Whisk the eggs, coconut milk and sweetener together in a jug and add the vanilla essence.
Place the coconut flour and baking powder in a mixing bowl and stir well. Gradually add the egg mixture and whisk until smooth. Cover and leave to rest for 15 minutes while you prepare the topping.
Spray a small pan with low-calorie cooking spray and place on a medium heat. Add the pineapple, lime juice, water and 1 tbsp of sweetener to the pan and cook for 10 minutes until the liquid has reduced to a sticky glaze. Set aside.
Place a large nonstick frying pan onto a medium heat, spray with low-calorie cooking spray and allow it to become hot.

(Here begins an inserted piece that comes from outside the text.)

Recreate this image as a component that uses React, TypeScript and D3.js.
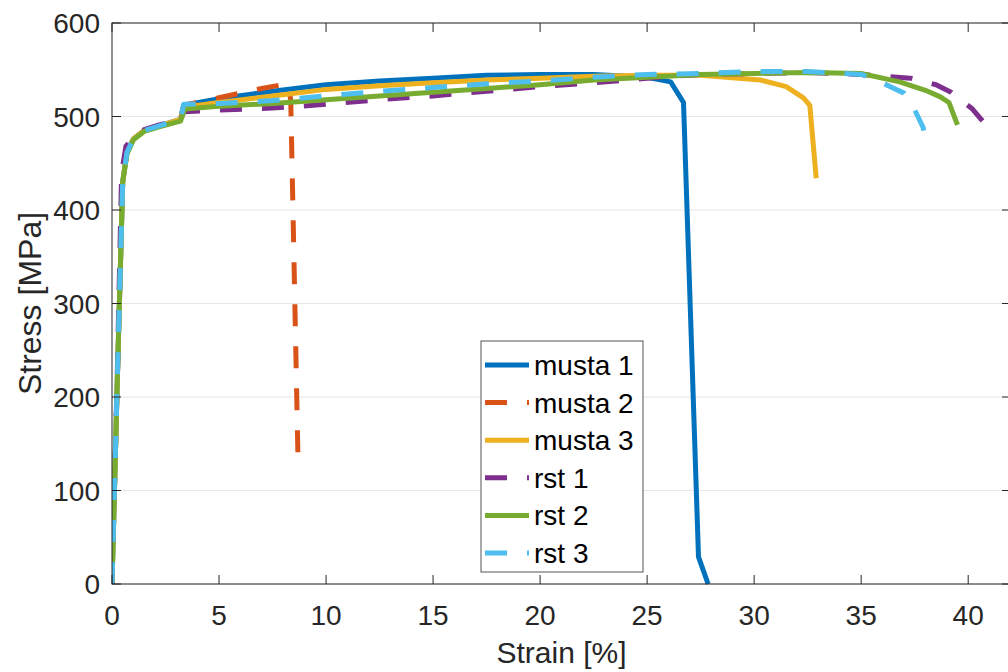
import React from 'react';
import * as d3 from 'd3';

// strain [%] / stress [MPa]
const musta1Strain = [0, 0.25, 0.5, 0.7, 1.0, 1.5, 2.2, 3.2, 3.35, 5, 7.5, 10, 12.5, 15, 17.5, 20, 22.5, 25, 26.1, 26.7, 27.4, 27.85];
const musta1Stress = [0, 220, 430, 462, 476, 485, 490, 497, 512, 519, 527, 534, 538, 541, 544, 545, 545, 542, 537, 515, 29, 0];

const musta2Strain = [0, 0.25, 0.5, 0.7, 1.0, 1.5, 2.2, 3.2, 3.35, 5, 7, 8.2, 8.35, 8.7];
const musta2Stress = [0, 220, 430, 462, 476, 485, 490, 497, 512, 520, 530, 535, 518, 122];

const musta3Strain = [0, 0.25, 0.5, 0.7, 1.0, 1.5, 2.2, 3.2, 3.35, 5, 7.5, 10, 12.5, 15, 17.5, 20, 22.5, 25, 27.5, 30.3, 31.5, 32.3, 32.6, 32.9];
const musta3Stress = [0, 220, 430, 462, 476, 485, 490, 497, 510, 515, 522, 529, 533, 536, 539, 541, 543, 544, 544, 539, 532, 520, 512, 434];

const rst1Strain = [0, 0.25, 0.45, 0.65, 1.0, 1.5, 2.2, 3.2, 3.35, 5, 7.5, 10, 12.5, 15, 17.5, 20, 22.5, 25, 27.5, 30, 32.5, 35, 37.3, 38.5, 39.2, 40.2, 40.9];
const rst1Stress = [0, 230, 440, 468, 478, 486, 491, 496, 505, 507, 509, 513, 518, 522, 527, 532, 536, 541, 545, 546, 547, 545, 541, 534, 526, 508, 489];

const rst2Strain = [0, 0.25, 0.5, 0.7, 1.0, 1.5, 2.2, 3.2, 3.4, 5, 7.5, 10, 12.5, 15, 17.5, 20, 22.5, 25, 27.5, 30, 32.5, 35, 36.8, 38, 38.7, 39.1, 39.5];
const rst2Stress = [0, 220, 430, 460, 475, 484, 489, 495, 508, 511, 514, 518, 522, 526, 530, 534, 539, 542, 545, 546, 547, 546, 537, 528, 521, 515, 491];

const rst3Strain = [0, 0.25, 0.5, 0.7, 1.0, 1.5, 2.2, 3.2, 3.35, 5, 7.5, 10, 12.5, 15, 17.5, 20, 22.5, 25, 27.5, 30, 32.5, 35, 35.6, 37, 37.4, 37.9, 38];
const rst3Stress = [0, 220, 430, 462, 476, 485, 490, 497, 513, 514, 517, 522, 527, 531, 535, 538, 542, 545, 546, 548, 548, 545, 540, 525, 512, 488, 466];

const seriesNames = ['musta 1', 'musta 2', 'musta 3', 'rst 1', 'rst 2', 'rst 3'];
const seriesColors = ['#0072BD', '#D95319', '#EDB120', '#7E2F8E', '#77AC30', '#4DBEEE'];
const seriesDashed = [false, true, false, true, false, true];

const xTicks = [0, 5, 10, 15, 20, 25, 30, 35, 40];
const yTicks = [0, 100, 200, 300, 400, 500, 600];

const strains = [musta1Strain, musta2Strain, musta3Strain, rst1Strain, rst2Strain, rst3Strain];
const stresses = [musta1Stress, musta2Stress, musta3Stress, rst1Stress, rst2Stress, rst3Stress];

const W = 1008;
const H = 672;
const left = 112, right = 1011, top = 23, bottom = 584;
const font = '"Liberation Sans", Arial, Helvetica, sans-serif';
const axisColor = '#262626';

export default function App() {
  const x = d3.scaleLinear().domain([0, 42]).range([left, right]);
  const y = d3.scaleLinear().domain([0, 600]).range([bottom, top]);

  const line = d3.line<[number, number]>()
    .x(d => x(d[0]))
    .y(d => y(d[1]));

  const series = seriesNames.map((name, i) => ({
    name,
    color: seriesColors[i],
    dashed: seriesDashed[i],
    points: strains[i].map((s, j) => [s, stresses[i][j]] as [number, number]),
  }));

  const legX = 481, legY = 341, legW = 162, legH = 231;
  const rowH = 37.6;

  return (
    <svg width={W} height={H} style={{ position: 'absolute', left: 0, top: 0, background: '#fff' }}>
      <defs>
        <clipPath id="plot">
          <rect x={left} y={top - 3} width={right - left} height={bottom - top + 6} />
        </clipPath>
      </defs>

      {/* grid */}
      {yTicks.map(t => (
        <line key={'g' + t} x1={left} x2={right} y1={y(t)} y2={y(t)} stroke="#e6e6e6" strokeWidth={1} />
      ))}

      {/* curves */}
      <g clipPath="url(#plot)">
        {series.map(s => (
          <path key={s.name} d={line(s.points) || ''} fill="none" stroke={s.color} strokeWidth={5}
            strokeDasharray={s.dashed ? '22,20' : undefined} strokeLinejoin="round" />
        ))}
      </g>

      {/* box and ticks */}
      <rect x={left} y={top} width={right - left} height={bottom - top} fill="none" stroke={axisColor} strokeWidth={1} />
      {xTicks.map(t => (
        <g key={'x' + t}>
          <line x1={x(t)} x2={x(t)} y1={bottom} y2={bottom - 9} stroke={axisColor} />
          <line x1={x(t)} x2={x(t)} y1={top} y2={top + 9} stroke={axisColor} />
          <text x={x(t)} y={625} textAnchor="middle" fontFamily={font} fontSize={28} fill={axisColor}>{t}</text>
        </g>
      ))}
      {yTicks.map(t => (
        <g key={'y' + t}>
          <line x1={left} x2={left + 9} y1={y(t)} y2={y(t)} stroke={axisColor} />
          <line x1={right} x2={right - 9} y1={y(t)} y2={y(t)} stroke={axisColor} />
          <text x={100} y={y(t)} dy="0.36em" textAnchor="end" fontFamily={font} fontSize={28} fill={axisColor}>{t}</text>
        </g>
      ))}

      {/* axis labels */}
      <text x={(left + right) / 2} y={663} textAnchor="middle" fontFamily={font} fontSize={30} fill={axisColor}>Strain [%]</text>
      <text transform={`translate(41,${(top + bottom) / 2}) rotate(-90)`} textAnchor="middle" fontFamily={font} fontSize={32} fill={axisColor}>Stress [MPa]</text>

      {/* legend */}
      <rect x={legX} y={legY} width={legW} height={legH} fill="#fff" stroke="#555" strokeWidth={1} />
      {series.map((s, i) => {
        const cy = legY + 24 + i * rowH;
        return (
          <g key={'l' + s.name}>
            <line x1={485} x2={529} y1={cy} y2={cy} stroke={s.color} strokeWidth={5}
              strokeDasharray={s.dashed ? '22,20' : undefined} />
            <text x={534} y={cy} dy="0.36em" fontFamily={font} fontSize={28} fill="#000">{s.name}</text>
          </g>
        );
      })}
    </svg>
  );
}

Coconut flour can vary in absorbency from brand to brand, so check your pancake batter. It should have thickened while resting. You want a spoonable consistency, rather than a pouring one. If the batter is too thin add a little extra coconut flour, if it is too thick and some extra coconut milk.
Using half the mixture, spoon 3 pancakes, about 8-10 cm in diameter, into the frying pan. Don't make them too big as they can be quite delicate to flip. Cook for 2-3 minutes, until the bottom is golden and the edges are starting to set. Using a wide spatula, carefully flip the pancakes and continue cooking for a further 1-2 minutes. Stack onto a plate then cook your second batch.
Serve 3 pancakes per portion, stacked onto plates and topped with the caramelised pineapple and a spoonful of yoghurt on the side.